Regular readers may remember Rex Moore's mention of Engineered Support Systems
The company's shares have performed well since Rex's work "unearthed" it. The company is back in the news today: ESS announced after Friday's close that it closed on the acquisition of Pivotal Power, which makes power supply and conversion products for companies including General Dynamics
Pivotal Power would seem to fit in well with ESS' broad range of businesses, which includes power generation equipment, electronic warfare systems, avionics test equipment, and chemical protection systems. In other words, the company supplies a cross-section of gear used by the Department of Defense, other agencies including the U.S. Postal Service, and the drug industry. (No, not thatPostal Service, though that would be cool.)

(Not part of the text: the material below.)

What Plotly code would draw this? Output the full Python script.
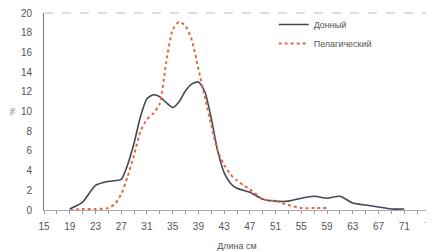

Pivotal generated $1.5 million of EBITDA on $7.5 million in revenue in its latest fiscal year ended Sept. 30. Those numbers aren't huge when compared to ESS' figures. The company turned in sales of $403 million and EBITDA from continuing operations of $56 million for the three quarters ended July 31. (Fourth-quarter and full-year numbers are scheduled for release before tomorrow's market open.)
But Pivotal's operating margins are comparable or even better than its new parents'. Pivotal looks like a natural fit with ESS' Light Military Support Equipment segment, which generates major chunks of the company's revenue and operating income. And ESS paid significantly less for Pivotal -- on a price-to-sales basis, anyway -- than an investor would for its shares today.
At first blush, this deal looks like a solid move for a company that's been shown (as Rex's investigations suggest) to be doing a lot of things right -- and being rewarded by the market for it. ESS' shares have outperformed the Standard and Poor's 500 by a wide margin over the last 12 months.